Dataset content
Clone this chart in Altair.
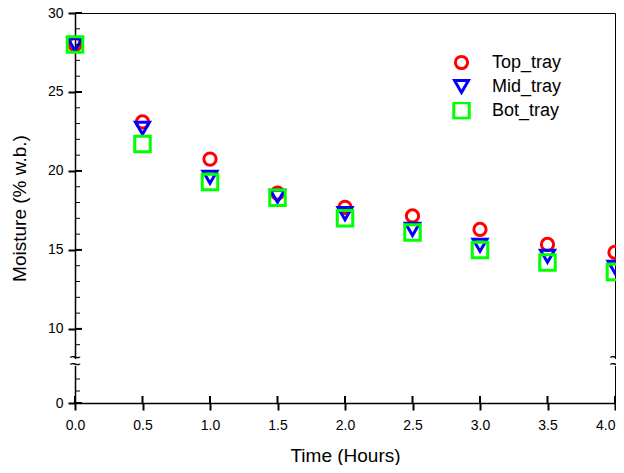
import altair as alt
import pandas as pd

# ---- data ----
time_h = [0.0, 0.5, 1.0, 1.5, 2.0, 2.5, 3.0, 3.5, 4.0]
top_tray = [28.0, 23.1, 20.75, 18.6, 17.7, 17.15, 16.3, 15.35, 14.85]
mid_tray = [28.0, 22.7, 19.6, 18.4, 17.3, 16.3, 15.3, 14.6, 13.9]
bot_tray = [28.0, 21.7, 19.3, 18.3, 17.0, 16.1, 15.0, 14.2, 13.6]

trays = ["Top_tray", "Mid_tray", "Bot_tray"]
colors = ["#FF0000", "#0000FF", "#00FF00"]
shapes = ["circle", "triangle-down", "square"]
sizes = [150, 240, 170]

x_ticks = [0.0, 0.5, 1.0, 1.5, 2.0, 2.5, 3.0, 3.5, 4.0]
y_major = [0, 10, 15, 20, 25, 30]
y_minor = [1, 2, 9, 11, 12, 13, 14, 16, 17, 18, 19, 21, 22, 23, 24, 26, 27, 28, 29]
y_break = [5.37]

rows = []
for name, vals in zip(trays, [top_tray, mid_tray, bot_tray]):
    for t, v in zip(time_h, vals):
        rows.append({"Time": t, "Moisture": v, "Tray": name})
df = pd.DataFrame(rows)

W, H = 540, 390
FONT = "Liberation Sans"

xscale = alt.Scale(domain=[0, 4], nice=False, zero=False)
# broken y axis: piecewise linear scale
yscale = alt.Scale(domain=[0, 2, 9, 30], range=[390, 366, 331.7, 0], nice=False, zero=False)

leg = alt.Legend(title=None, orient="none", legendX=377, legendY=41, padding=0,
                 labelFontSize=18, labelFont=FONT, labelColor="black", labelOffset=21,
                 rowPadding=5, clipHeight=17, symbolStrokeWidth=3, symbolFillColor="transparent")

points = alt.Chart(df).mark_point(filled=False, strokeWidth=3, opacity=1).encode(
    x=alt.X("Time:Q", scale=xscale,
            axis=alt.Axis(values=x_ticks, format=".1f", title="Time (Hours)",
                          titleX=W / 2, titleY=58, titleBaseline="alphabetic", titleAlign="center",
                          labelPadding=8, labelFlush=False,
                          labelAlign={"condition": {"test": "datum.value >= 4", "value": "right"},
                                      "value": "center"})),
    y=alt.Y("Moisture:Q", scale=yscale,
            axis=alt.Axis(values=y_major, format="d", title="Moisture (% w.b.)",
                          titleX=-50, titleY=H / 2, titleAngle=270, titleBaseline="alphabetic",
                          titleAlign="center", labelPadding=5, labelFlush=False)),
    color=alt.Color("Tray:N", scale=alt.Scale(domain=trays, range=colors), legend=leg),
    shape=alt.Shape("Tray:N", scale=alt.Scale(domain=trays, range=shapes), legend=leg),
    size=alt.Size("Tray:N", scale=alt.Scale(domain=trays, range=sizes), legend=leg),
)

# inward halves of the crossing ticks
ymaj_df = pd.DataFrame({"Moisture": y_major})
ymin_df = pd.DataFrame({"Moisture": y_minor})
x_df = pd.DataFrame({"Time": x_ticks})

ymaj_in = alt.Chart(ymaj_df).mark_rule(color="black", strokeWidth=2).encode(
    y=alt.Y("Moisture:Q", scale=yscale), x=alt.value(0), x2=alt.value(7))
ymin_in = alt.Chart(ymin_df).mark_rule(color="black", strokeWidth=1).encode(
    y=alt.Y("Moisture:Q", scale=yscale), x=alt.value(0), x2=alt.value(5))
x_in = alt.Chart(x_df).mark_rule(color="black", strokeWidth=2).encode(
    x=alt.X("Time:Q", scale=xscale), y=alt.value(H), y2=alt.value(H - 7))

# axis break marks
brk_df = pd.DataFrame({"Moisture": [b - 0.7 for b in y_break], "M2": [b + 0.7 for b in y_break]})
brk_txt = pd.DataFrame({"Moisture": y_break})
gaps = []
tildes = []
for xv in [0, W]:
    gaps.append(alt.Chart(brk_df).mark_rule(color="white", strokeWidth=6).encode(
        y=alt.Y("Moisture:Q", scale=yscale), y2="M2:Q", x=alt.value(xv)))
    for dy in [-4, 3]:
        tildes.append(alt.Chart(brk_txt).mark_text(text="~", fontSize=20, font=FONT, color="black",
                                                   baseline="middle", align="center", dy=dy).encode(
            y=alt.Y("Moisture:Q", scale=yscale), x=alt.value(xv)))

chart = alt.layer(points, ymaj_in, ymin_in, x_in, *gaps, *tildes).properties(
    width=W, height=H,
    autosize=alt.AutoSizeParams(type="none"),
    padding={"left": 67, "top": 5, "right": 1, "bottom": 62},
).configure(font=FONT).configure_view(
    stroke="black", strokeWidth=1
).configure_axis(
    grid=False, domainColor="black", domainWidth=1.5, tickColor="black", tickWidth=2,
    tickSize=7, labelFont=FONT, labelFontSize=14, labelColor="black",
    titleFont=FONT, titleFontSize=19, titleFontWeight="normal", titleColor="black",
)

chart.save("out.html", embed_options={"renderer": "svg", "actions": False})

Exercise prompt
Pictures are excluded; copy all other data exactly as shown.

Solution to the problem
Clone this chart in Altair.
import altair as alt
import pandas as pd

# ---- data ----
time_h = [0.0, 0.5, 1.0, 1.5, 2.0, 2.5, 3.0, 3.5, 4.0]
top_tray = [28.0, 23.1, 20.75, 18.6, 17.7, 17.15, 16.3, 15.35, 14.85]
mid_tray = [28.0, 22.7, 19.6, 18.4, 17.3, 16.3, 15.3, 14.6, 13.9]
bot_tray = [28.0, 21.7, 19.3, 18.3, 17.0, 16.1, 15.0, 14.2, 13.6]

trays = ["Top_tray", "Mid_tray", "Bot_tray"]
colors = ["#FF0000", "#0000FF", "#00FF00"]
shapes = ["circle", "triangle-down", "square"]
sizes = [150, 240, 170]

x_ticks = [0.0, 0.5, 1.0, 1.5, 2.0, 2.5, 3.0, 3.5, 4.0]
y_major = [0, 10, 15, 20, 25, 30]
y_minor = [1, 2, 9, 11, 12, 13, 14, 16, 17, 18, 19, 21, 22, 23, 24, 26, 27, 28, 29]
y_break = [5.37]

rows = []
for name, vals in zip(trays, [top_tray, mid_tray, bot_tray]):
    for t, v in zip(time_h, vals):
        rows.append({"Time": t, "Moisture": v, "Tray": name})
df = pd.DataFrame(rows)

W, H = 540, 390
FONT = "Liberation Sans"

xscale = alt.Scale(domain=[0, 4], nice=False, zero=False)
# broken y axis: piecewise linear scale
yscale = alt.Scale(domain=[0, 2, 9, 30], range=[390, 366, 331.7, 0], nice=False, zero=False)

leg = alt.Legend(title=None, orient="none", legendX=377, legendY=41, padding=0,
                 labelFontSize=18, labelFont=FONT, labelColor="black", labelOffset=21,
                 rowPadding=5, clipHeight=17, symbolStrokeWidth=3, symbolFillColor="transparent")

points = alt.Chart(df).mark_point(filled=False, strokeWidth=3, opacity=1).encode(
    x=alt.X("Time:Q", scale=xscale,
            axis=alt.Axis(values=x_ticks, format=".1f", title="Time (Hours)",
                          titleX=W / 2, titleY=58, titleBaseline="alphabetic", titleAlign="center",
                          labelPadding=8, labelFlush=False,
                          labelAlign={"condition": {"test": "datum.value >= 4", "value": "right"},
                                      "value": "center"})),
    y=alt.Y("Moisture:Q", scale=yscale,
            axis=alt.Axis(values=y_major, format="d", title="Moisture (% w.b.)",
                          titleX=-50, titleY=H / 2, titleAngle=270, titleBaseline="alphabetic",
                          titleAlign="center", labelPadding=5, labelFlush=False)),
    color=alt.Color("Tray:N", scale=alt.Scale(domain=trays, range=colors), legend=leg),
    shape=alt.Shape("Tray:N", scale=alt.Scale(domain=trays, range=shapes), legend=leg),
    size=alt.Size("Tray:N", scale=alt.Scale(domain=trays, range=sizes), legend=leg),
)

# inward halves of the crossing ticks
ymaj_df = pd.DataFrame({"Moisture": y_major})
ymin_df = pd.DataFrame({"Moisture": y_minor})
x_df = pd.DataFrame({"Time": x_ticks})

ymaj_in = alt.Chart(ymaj_df).mark_rule(color="black", strokeWidth=2).encode(
    y=alt.Y("Moisture:Q", scale=yscale), x=alt.value(0), x2=alt.value(7))
ymin_in = alt.Chart(ymin_df).mark_rule(color="black", strokeWidth=1).encode(
    y=alt.Y("Moisture:Q", scale=yscale), x=alt.value(0), x2=alt.value(5))
x_in = alt.Chart(x_df).mark_rule(color="black", strokeWidth=2).encode(
    x=alt.X("Time:Q", scale=xscale), y=alt.value(H), y2=alt.value(H - 7))

# axis break marks
brk_df = pd.DataFrame({"Moisture": [b - 0.7 for b in y_break], "M2": [b + 0.7 for b in y_break]})
brk_txt = pd.DataFrame({"Moisture": y_break})
gaps = []
tildes = []
for xv in [0, W]:
    gaps.append(alt.Chart(brk_df).mark_rule(color="white", strokeWidth=6).encode(
        y=alt.Y("Moisture:Q", scale=yscale), y2="M2:Q", x=alt.value(xv)))
    for dy in [-4, 3]:
        tildes.append(alt.Chart(brk_txt).mark_text(text="~", fontSize=20, font=FONT, color="black",
                                                   baseline="middle", align="center", dy=dy).encode(
            y=alt.Y("Moisture:Q", scale=yscale), x=alt.value(xv)))

chart = alt.layer(points, ymaj_in, ymin_in, x_in, *gaps, *tildes).properties(
    width=W, height=H,
    autosize=alt.AutoSizeParams(type="none"),
    padding={"left": 67, "top": 5, "right": 1, "bottom": 62},
).configure(font=FONT).configure_view(
    stroke="black", strokeWidth=1
).configure_axis(
    grid=False, domainColor="black", domainWidth=1.5, tickColor="black", tickWidth=2,
    tickSize=7, labelFont=FONT, labelFontSize=14, labelColor="black",
    titleFont=FONT, titleFontSize=19, titleFontWeight="normal", titleColor="black",
)

chart.save("out.html", embed_options={"renderer": "svg", "actions": False})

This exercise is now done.